The Long-Range Price is Too High True, the immediate, child-pacifying gains seem so much easier than all the more demanding play alternatives. (“Kids, let’s make a picture for Grandma or let’s feed the birds or talk to Dollie or bring scraps of paper to the neighbor’s rabbit or read a story or whatever.” In the long run, the parents’ situation is made more difficult. If television is used to take up the children’s time, children will be more likely to become passive or apathetic or instant-gratification people described earlier and that makes the parents’ job harder, not easier. Using the TV as a baby sitter increases the child’s bondage to the “idiot box” it is a plug-in drug.

Of course it’s true that there were bored and apathetic children long before there was television. And there were people who were passive and self-centered long before any of the mass media arrived. And, of course, it is too simple and convenient to blame TV for humankind’s sins and shortcomings. But I believe that such an awesomely powerful visual medium as TV has the ability, especially for the young, to shape their view of reality and to condition their expectations of what life is, will be, or should be.
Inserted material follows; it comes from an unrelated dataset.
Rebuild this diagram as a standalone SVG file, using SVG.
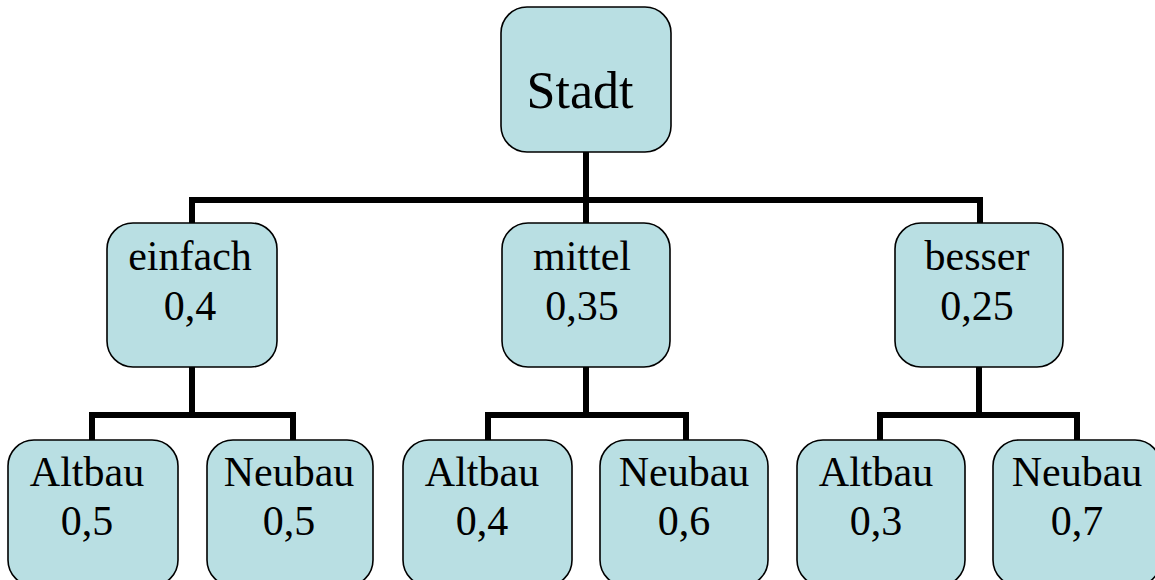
<svg xmlns="http://www.w3.org/2000/svg" width="1155" height="580" viewBox="0 0 1155 580">
<style>
.box{fill:#b9dfe3;stroke:#000;stroke-width:1.6}
.t{font-family:"Liberation Serif","Times New Roman",serif;font-size:42px;fill:#000;text-anchor:middle}
.big{font-size:52px}
.c{fill:none;stroke:#000;stroke-width:6;stroke-linecap:butt;stroke-linejoin:miter}
</style>
<rect width="1155" height="580" fill="#fff"/>
<g id="connectors">
<path class="c" d="M586 152V223M192 226V200H980V226"/>
<path class="c" d="M192 367V415M92 443V415H293V443"/>
<path class="c" d="M586 367V415M488 443V415H686V443"/>
<path class="c" d="M979 367V415M880 443V415H1077V443"/>
</g>
<g id="stadt"><rect class="box" x="501" y="7" width="170" height="145" rx="26"/><text class="t big" x="580" y="108">Stadt</text></g>
<g id="einfach"><rect class="box" x="107" y="223" width="170" height="144" rx="26"/><text class="t" x="190" y="270">einfach</text><text class="t" x="190" y="320">0,4</text></g>
<g id="mittel"><rect class="box" x="502" y="223" width="168" height="144" rx="26"/><text class="t" x="582" y="270">mittel</text><text class="t" x="582" y="320">0,35</text></g>
<g id="besser"><rect class="box" x="895" y="223" width="168" height="144" rx="26"/><text class="t" x="977" y="270">besser</text><text class="t" x="977" y="320">0,25</text></g>
<g id="altbau1"><rect class="box" x="8" y="440" width="170" height="146" rx="26"/><text class="t" x="87" y="486">Altbau</text><text class="t" x="87" y="535">0,5</text></g>
<g id="neubau1"><rect class="box" x="207" y="440" width="166" height="146" rx="26"/><text class="t" x="289" y="486">Neubau</text><text class="t" x="289" y="535">0,5</text></g>
<g id="altbau2"><rect class="box" x="403" y="440" width="169" height="146" rx="26"/><text class="t" x="482" y="486">Altbau</text><text class="t" x="482" y="535">0,4</text></g>
<g id="neubau2"><rect class="box" x="600" y="440" width="168" height="146" rx="26"/><text class="t" x="684" y="486">Neubau</text><text class="t" x="684" y="535">0,6</text></g>
<g id="altbau3"><rect class="box" x="797" y="440" width="168" height="146" rx="26"/><text class="t" x="876" y="486">Altbau</text><text class="t" x="876" y="535">0,3</text></g>
<g id="neubau3"><rect class="box" x="993" y="440" width="168" height="146" rx="26"/><text class="t" x="1077" y="486">Neubau</text><text class="t" x="1077" y="535">0,7</text></g>
</svg>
And if my guesses are correct about what TV in general and Sesame Street in particular does to children, then any parents who let children under the age of, let’s say, seven or eight, watch more than just a tiny bit of TV, are, to some degree at least, throwing their children’s future lives away.

When our Lord was on the earth, he had staggeringly harsh words for people who offended and corrupted children. (“It would be better for him to have a large millstone hung around his neck and to be drowned,” Matt. 18:16). It seems to me that one of the easiest ways to be guilty of that today is to expose little ones to and get them hooked on the plug-in drug.